O rapaz – a bem da verdade, Capozzi já parecia maduro para o personagem do jovem enamorado – e a sua prima, a Princesa Olga (Maria Gandini), estão prometidos um ao outro. É história de mocinhos e vilões bem marcados. Giovanni Enrico Vidali desempenha o papel do ardiloso regente Backine, que, para casar a sua filha com Wladimir, ardilosamente organiza uma suposta viagem de negócios do rapaz a Paris.
Lágrimas de despedida, fotos trocadas. Wladimir aparentemente sente menos a falta da namorada que ela de si, dado que, pouco tempo depois, já o vemos num suntuoso clube parisiense, momento em que flagramos um uso tão sofisticado de profundidade de campo que chocaria os amantes de Orson Welles. Um longo plano único – falo de cabeça, pois cada filme fica lamentavelmente apenas 24 horas disponível, e não posso mais revê-lo – toma em conjunto as mesas alinhadas verticalmente, um corredor central por onde escorrega um casal de dançarinos bailando um tango. Atrás deles, garçons servem os inúmeros efusivos convivas, distribuídos por todas as mesas, da última à primeira. À direita, em primeiro plano, uma bela mulher desfruta do evento, entrando e saindo do enquadramento. Todo esse bem composto conjunto recupera o status de capital dos prazeres atribuído a Paris, lugar de incontáveis deleites. É impressionante isso se construir filmicamente, numa única tomada e sem nenhum intertítulo, 110 anos atrás.
Pois bem, neste lugar Wladimir será enredado por Thaïs. A alusão à heroína da então recente ópera de Massenet não é um acaso. Como a cortesã operística, a francesinha conquista o príncipe numa dança. Ambos passarão, ato contínuo, a viver um affair muito bem construído do ponto de vista cinematográfico, compreensível mesmo com os breves intertítulos. Numa cena de toucador, em que a jovem se despede do amante para descobrir a foto da outra, emerge a violência passional da sedutora dançarina, que, juntamente com Bakine, se transformará em sua algoz.
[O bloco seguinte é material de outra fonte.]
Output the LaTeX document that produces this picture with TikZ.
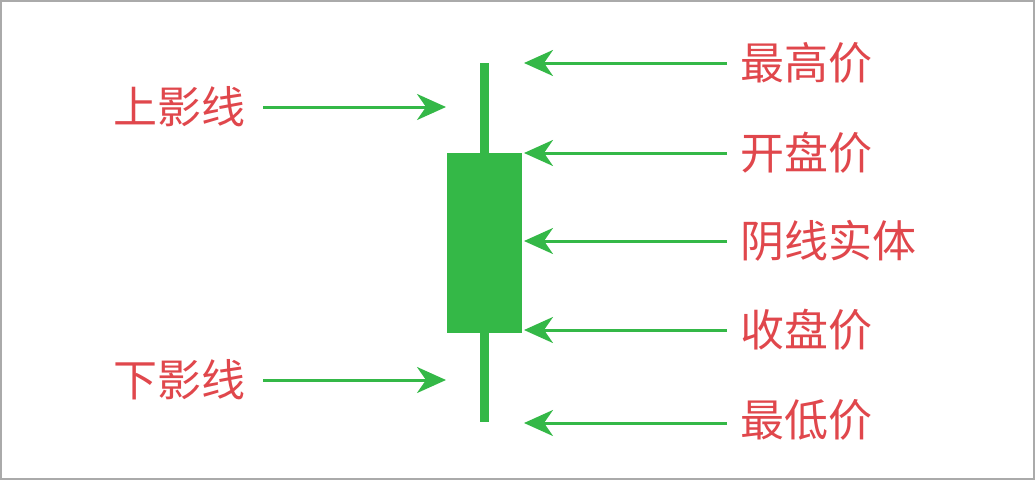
\documentclass[tikz,border=0pt]{standalone}
\usepackage{fontspec}
\newfontfamily\cjk{Noto Sans CJK SC}
\usetikzlibrary{arrows.meta}
\definecolor{kgreen}{HTML}{34B847}
\definecolor{kred}{HTML}{E0474C}
\definecolor{kborder}{HTML}{AAAAAA}
\tikzset{
  lbl/.style={text=kred, font=\cjk\fontsize{44}{50}\selectfont, inner sep=0pt},
  arr/.style={draw=kgreen, line width=3pt, -{Stealth[length=29pt, width=26pt, inset=9pt]}},
}
\begin{document}
\begin{tikzpicture}[x=1pt, y=-1pt]
\useasboundingbox (0,0) rectangle (1035,480);
\draw[kborder, line width=2pt] (1,1) rectangle (1034,479);
% candle
\fill[kgreen] (480,63) rectangle (489,422);
\fill[kgreen] (447,153) rectangle (522,333);
\coordinate (wtop) at (524,63);
\coordinate (open) at (524,153);
\coordinate (body) at (524,241);
\coordinate (close) at (524,330);
\coordinate (low) at (524,423);
\coordinate (upper) at (446,107);
\coordinate (lower) at (446,380);
% right labels
\node[lbl, anchor=west] (l1) at (740,63) {最高价};
\node[lbl, anchor=west] (l2) at (740,153) {开盘价};
\node[lbl, anchor=west] (l3) at (740,241) {阴线实体};
\node[lbl, anchor=west] (l4) at (740,330) {收盘价};
\node[lbl, anchor=west] (l5) at (740,420) {最低价};
% left labels
\node[lbl, anchor=east] (s1) at (246,107) {上影线};
\node[lbl, anchor=east] (s2) at (246,380) {下影线};
% arrows
\coordinate (a1) at (727,63);
\coordinate (a2) at (727,153);
\coordinate (a3) at (727,241);
\coordinate (a4) at (727,330);
\coordinate (a5) at (727,423);
\coordinate (b1) at (263,107);
\coordinate (b2) at (263,380);
\draw[arr] (a1) -- (wtop);
\draw[arr] (a2) -- (open);
\draw[arr] (a3) -- (body);
\draw[arr] (a4) -- (close);
\draw[arr] (a5) -- (low);
\draw[arr] (b1) -- (upper);
\draw[arr] (b2) -- (lower);
\end{tikzpicture}
\end{document}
Wladimir deixa-se levar a uma casa abandonada. Pisando incautamente num alçapão, é aprisionado em seu subsolo, lugar que os vilões desejam explodir para se livrarem dele. Já àquela altura descobriram um sósia de Wladimir, Chichito – pelo nome, aparentemente um vilão mexicano, como já então a cinematografia sistematizara –, que instrumentaram para voltar a Silistria, casar-se com a filha de Bakine e tomar posse do reino. A trama rocambolesca prenuncia os seriados cinematográficos que se notabilizariam a partir do ano seguinte.
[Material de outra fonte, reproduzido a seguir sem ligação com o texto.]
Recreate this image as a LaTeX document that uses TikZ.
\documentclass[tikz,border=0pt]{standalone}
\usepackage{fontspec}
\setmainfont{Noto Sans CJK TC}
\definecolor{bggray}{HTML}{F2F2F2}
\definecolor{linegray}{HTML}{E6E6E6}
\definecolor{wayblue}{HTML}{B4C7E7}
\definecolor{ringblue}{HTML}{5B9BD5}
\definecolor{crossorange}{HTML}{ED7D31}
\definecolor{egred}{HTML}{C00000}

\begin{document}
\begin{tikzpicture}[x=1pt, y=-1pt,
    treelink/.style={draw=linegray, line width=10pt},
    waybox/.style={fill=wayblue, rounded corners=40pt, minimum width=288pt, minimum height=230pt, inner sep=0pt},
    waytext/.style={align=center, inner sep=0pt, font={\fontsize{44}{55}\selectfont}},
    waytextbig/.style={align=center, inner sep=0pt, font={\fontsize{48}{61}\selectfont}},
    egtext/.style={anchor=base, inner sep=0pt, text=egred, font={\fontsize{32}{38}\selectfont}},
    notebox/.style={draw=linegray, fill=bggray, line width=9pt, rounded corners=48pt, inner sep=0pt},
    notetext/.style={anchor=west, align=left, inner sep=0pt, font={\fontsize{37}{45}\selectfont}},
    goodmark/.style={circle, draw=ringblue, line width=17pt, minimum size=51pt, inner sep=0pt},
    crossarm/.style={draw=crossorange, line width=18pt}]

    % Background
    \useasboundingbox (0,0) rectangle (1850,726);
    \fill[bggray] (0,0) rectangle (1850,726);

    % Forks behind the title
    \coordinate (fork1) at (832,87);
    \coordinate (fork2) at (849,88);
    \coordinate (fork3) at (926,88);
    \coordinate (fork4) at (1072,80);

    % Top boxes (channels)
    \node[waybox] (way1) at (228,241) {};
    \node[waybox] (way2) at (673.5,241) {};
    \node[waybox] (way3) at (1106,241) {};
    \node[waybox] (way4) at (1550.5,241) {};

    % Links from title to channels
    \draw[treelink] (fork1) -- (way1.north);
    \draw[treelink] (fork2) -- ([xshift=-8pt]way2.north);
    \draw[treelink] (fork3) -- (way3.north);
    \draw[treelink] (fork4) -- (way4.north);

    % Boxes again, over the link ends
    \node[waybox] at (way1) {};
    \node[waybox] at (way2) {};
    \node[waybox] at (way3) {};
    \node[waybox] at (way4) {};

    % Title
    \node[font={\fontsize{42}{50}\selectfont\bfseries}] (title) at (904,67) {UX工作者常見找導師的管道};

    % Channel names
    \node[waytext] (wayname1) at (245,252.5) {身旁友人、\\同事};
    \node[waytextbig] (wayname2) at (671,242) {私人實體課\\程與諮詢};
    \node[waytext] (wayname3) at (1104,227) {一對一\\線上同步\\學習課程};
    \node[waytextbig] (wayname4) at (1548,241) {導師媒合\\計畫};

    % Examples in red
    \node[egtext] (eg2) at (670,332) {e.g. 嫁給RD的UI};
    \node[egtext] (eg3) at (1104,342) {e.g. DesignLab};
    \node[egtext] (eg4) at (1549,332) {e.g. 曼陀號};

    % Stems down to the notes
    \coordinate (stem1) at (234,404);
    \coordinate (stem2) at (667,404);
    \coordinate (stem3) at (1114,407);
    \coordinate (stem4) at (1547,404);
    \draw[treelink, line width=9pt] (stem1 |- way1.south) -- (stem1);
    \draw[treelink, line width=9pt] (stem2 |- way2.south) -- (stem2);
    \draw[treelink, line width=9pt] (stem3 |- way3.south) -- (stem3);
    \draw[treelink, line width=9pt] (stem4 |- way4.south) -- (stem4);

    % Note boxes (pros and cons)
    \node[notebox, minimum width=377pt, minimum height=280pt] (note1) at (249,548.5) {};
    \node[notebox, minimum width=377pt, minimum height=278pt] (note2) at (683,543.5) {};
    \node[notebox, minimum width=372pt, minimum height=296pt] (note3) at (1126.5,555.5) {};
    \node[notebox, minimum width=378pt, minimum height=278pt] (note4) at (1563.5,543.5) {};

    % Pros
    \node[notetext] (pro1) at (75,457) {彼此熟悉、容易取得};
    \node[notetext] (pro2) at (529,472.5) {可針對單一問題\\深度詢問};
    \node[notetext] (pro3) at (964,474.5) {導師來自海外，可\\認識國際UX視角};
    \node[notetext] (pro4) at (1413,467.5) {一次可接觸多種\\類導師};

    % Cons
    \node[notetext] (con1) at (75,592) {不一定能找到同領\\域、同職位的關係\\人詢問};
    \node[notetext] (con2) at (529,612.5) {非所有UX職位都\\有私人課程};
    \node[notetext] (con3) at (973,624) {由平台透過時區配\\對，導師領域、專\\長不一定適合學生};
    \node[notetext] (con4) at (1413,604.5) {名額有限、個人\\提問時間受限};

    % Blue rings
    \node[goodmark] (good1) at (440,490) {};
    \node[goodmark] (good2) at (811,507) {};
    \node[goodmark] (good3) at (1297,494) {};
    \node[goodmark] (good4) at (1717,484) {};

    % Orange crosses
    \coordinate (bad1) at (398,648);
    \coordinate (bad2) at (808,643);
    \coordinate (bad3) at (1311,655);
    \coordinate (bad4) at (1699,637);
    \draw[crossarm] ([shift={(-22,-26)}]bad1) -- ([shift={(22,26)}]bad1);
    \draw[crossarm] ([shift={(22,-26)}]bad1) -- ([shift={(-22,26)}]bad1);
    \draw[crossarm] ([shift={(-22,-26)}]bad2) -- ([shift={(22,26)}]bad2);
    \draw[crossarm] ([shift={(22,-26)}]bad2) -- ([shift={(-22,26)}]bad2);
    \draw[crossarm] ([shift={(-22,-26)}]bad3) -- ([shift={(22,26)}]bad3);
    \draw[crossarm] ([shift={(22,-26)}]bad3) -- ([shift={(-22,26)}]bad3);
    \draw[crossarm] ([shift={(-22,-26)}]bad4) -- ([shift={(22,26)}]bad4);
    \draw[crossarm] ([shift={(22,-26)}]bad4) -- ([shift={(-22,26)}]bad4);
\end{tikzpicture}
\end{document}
No entanto, um quiproquó inesperado: Thaïs, a exemplo da sua contraparte operística, se arrepende. O final aqui é menos doloroso para o mocinho do que é para o monge Athanaël, que salva a alma da sedutora cortesã para perder a sua. Wladimir volta para casa e susta a empresa de Chichito no momento em que ele era coroado rei, subindo ao trono com a Princesa Olga, seu – quase – único amor.